Have you ever looked into the eyes of your dog as they are wagging their tail? Or caught the gaze of a squirrel stealing a tulip bulb in your garden, or made eye contact with a robin guarding her nest? These experiences have all happened to me recently, and each encounter makes me stop, forget about everything else in the world for a brief moment, and wonder: what are they thinking? And do they wonder what I’m thinking?
While we may never have an exact translation, these communications between the human and animal world are powerful, and they are explored in this week’s show, "Eye to Eye Animal Encounters."

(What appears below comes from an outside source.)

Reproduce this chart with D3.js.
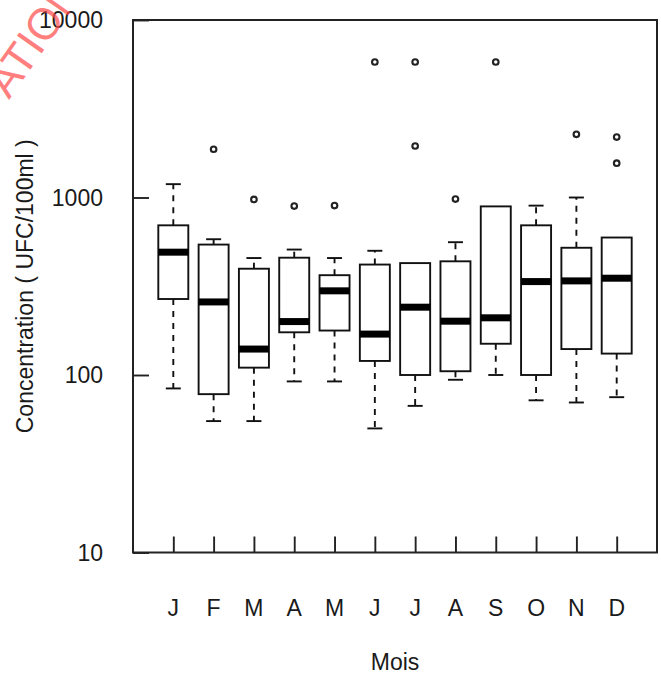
<!DOCTYPE html>
<html>
<head>
<meta charset="utf-8">
<script src="https://cdn.jsdelivr.net/npm/d3@7"></script>
<style>
  html, body { margin: 0; padding: 0; background: #fff; }
  svg { display: block; }
  text { font-family: "Liberation Sans", Arial, sans-serif; fill: #1a1a1a; }
</style>
</head>
<body>
<svg id="chart"></svg>
<script>
// données (UFC/100ml)
const months = ["J", "F", "M", "A", "M", "J", "J", "A", "S", "O", "N", "D"];
const whiskerLow = [84, 55, 55, 92, 92, 50, 67, 94, 100, 72, 70, 75];
const q1 = [268, 78, 110, 174, 178, 120, 100, 105, 150, 100, 140, 132];
const median = [492, 258, 140, 200, 298, 170, 241, 201, 210, 336, 339, 351];
const q3 = [697, 543, 397, 458, 365, 419, 427, 437, 891, 697, 521, 595];
const whiskerHigh = [1189, 582, 456, 509, 456, 501, 427, 560, 891, 900, 1000, 595];
const outliers = [[], [1870], [975], [895], [900], [5800], [5800, 1950], [980], [5800], [], [2270], [2190, 1560]];
const yTicks = [10, 100, 1000, 10000];

const width = 661;
const height = 677;
const svg = d3.select("#chart").attr("width", width).attr("height", height);

const left = 133, right = 657;
const x = d3.scaleLinear().domain([0, months.length + 1]).range([left, right]);
const y = d3.scaleLog().domain([10, 10000]).range([552.5, 20]);

const boxW = 30;
const capW = 15;
const fontSize = 23;
const lw = 1.9;

const boxes = months.map((m, i) => ({
  pos: i + 1,
  lo: whiskerLow[i], q1: q1[i], med: median[i], q3: q3[i], hi: whiskerHigh[i],
  out: outliers[i]
}));

// cadre
svg.append("rect")
  .attr("x", left).attr("y", y(10000))
  .attr("width", right - left).attr("height", y(10) - y(10000))
  .attr("fill", "none").attr("stroke", "#222").attr("stroke-width", 2);

// axe Y (graduations vers l'intérieur)
const yAxis = d3.axisRight(y).tickValues(yTicks).tickSize(16).tickFormat("");
svg.append("g")
  .attr("transform", `translate(${left},0)`)
  .call(yAxis)
  .call(g => g.select(".domain").remove())
  .call(g => g.selectAll("line").attr("stroke", "#222").attr("stroke-width", lw));

svg.append("g").selectAll("text")
  .data(yTicks)
  .join("text")
  .attr("x", 103)
  .attr("y", d => y(d))
  .attr("dy", "0.36em")
  .attr("text-anchor", "end")
  .attr("font-size", fontSize)
  .text(d => d);

// axe X (graduations vers le haut)
const xAxis = d3.axisTop(x).tickValues(boxes.map(d => d.pos)).tickSize(16).tickFormat("");
svg.append("g")
  .attr("transform", `translate(0,${y(10)})`)
  .call(xAxis)
  .call(g => g.select(".domain").remove())
  .call(g => g.selectAll("line").attr("stroke", "#222").attr("stroke-width", lw));

svg.append("g").selectAll("text")
  .data(boxes)
  .join("text")
  .attr("x", d => x(d.pos))
  .attr("y", 615.5)
  .attr("text-anchor", "middle")
  .attr("font-size", fontSize)
  .text((d, i) => months[i]);

// boîtes
const g = svg.append("g");
const box = g.selectAll(".box")
  .data(boxes)
  .join("g")
  .attr("class", "box");

// moustaches en pointillé
box.append("line")
  .attr("x1", d => x(d.pos)).attr("x2", d => x(d.pos))
  .attr("y1", d => y(d.q3)).attr("y2", d => y(d.hi))
  .attr("stroke", "#111").attr("stroke-width", lw).attr("stroke-dasharray", "6,6");
box.append("line")
  .attr("x1", d => x(d.pos)).attr("x2", d => x(d.pos))
  .attr("y1", d => y(d.q1)).attr("y2", d => y(d.lo))
  .attr("stroke", "#111").attr("stroke-width", lw).attr("stroke-dasharray", "6,6");

// extrémités
box.filter(d => d.hi > d.q3).append("line")
  .attr("x1", d => x(d.pos) - capW / 2).attr("x2", d => x(d.pos) + capW / 2)
  .attr("y1", d => y(d.hi)).attr("y2", d => y(d.hi))
  .attr("stroke", "#111").attr("stroke-width", lw);
box.filter(d => d.lo < d.q1).append("line")
  .attr("x1", d => x(d.pos) - capW / 2).attr("x2", d => x(d.pos) + capW / 2)
  .attr("y1", d => y(d.lo)).attr("y2", d => y(d.lo))
  .attr("stroke", "#111").attr("stroke-width", lw);

box.append("rect")
  .attr("x", d => x(d.pos) - boxW / 2)
  .attr("y", d => y(d.q3))
  .attr("width", boxW)
  .attr("height", d => y(d.q1) - y(d.q3))
  .attr("fill", "#fff").attr("stroke", "#111").attr("stroke-width", lw);

// médiane
box.append("line")
  .attr("x1", d => x(d.pos) - boxW / 2).attr("x2", d => x(d.pos) + boxW / 2)
  .attr("y1", d => y(d.med)).attr("y2", d => y(d.med))
  .attr("stroke", "#000").attr("stroke-width", 7);

// valeurs extrêmes
box.selectAll(".out")
  .data(d => d.out.map(v => ({ pos: d.pos, v })))
  .join("circle")
  .attr("class", "out")
  .attr("cx", d => x(d.pos)).attr("cy", d => y(d.v))
  .attr("r", 2.8)
  .attr("fill", "none").attr("stroke", "#222").attr("stroke-width", 2.1);

// titres des axes
svg.append("text")
  .attr("x", (left + right) / 2)
  .attr("y", 670)
  .attr("text-anchor", "middle")
  .attr("font-size", fontSize)
  .text("Mois");

svg.append("text")
  .attr("transform", `translate(33,${(y(10) + y(10000)) / 2}) rotate(-90)`)
  .attr("text-anchor", "middle")
  .attr("font-size", fontSize)
  .text("Concentration ( UFC/100ml )");

// filigrane rouge en haut à gauche
svg.append("text")
  .attr("transform", "translate(9,100) rotate(-55)")
  .attr("font-size", 44)
  .style("fill", "#ff4a4a")
  .attr("opacity", 0.7)
  .text("ATION");
</script>
</body>
</html>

This summer I’m reading a book that takes me deep into all of the animal senses, Ed Yong’s, "An Immense Journey." Yong is known for his excellent reporting on COVID-19 for The Atlantic. His nature writing is meticulously reported, annotated with historical context, and yet full of surprise, curiosity and respect for the animal world.
Yong writes about staring into the eyes of a spider, who looks back at him. He also delves into a word for a creature’s sensory bubble, "Umwelt." It stems from the German word for "environment" and was used by Baltic-German zoologist Jakob von Uexkull in 1909 to describe an animal’s senses and experiences. We, as animals, could live in the same environment, but might not have the same Umwelt – some can hear unusual pitches and sounds, others feel temperatures differently. Our senses help us interpret our environment. Yong writes "Uexkull saw animals not as mere machines but as sentient entities, whose inner worlds not only existed but were worth contemplating."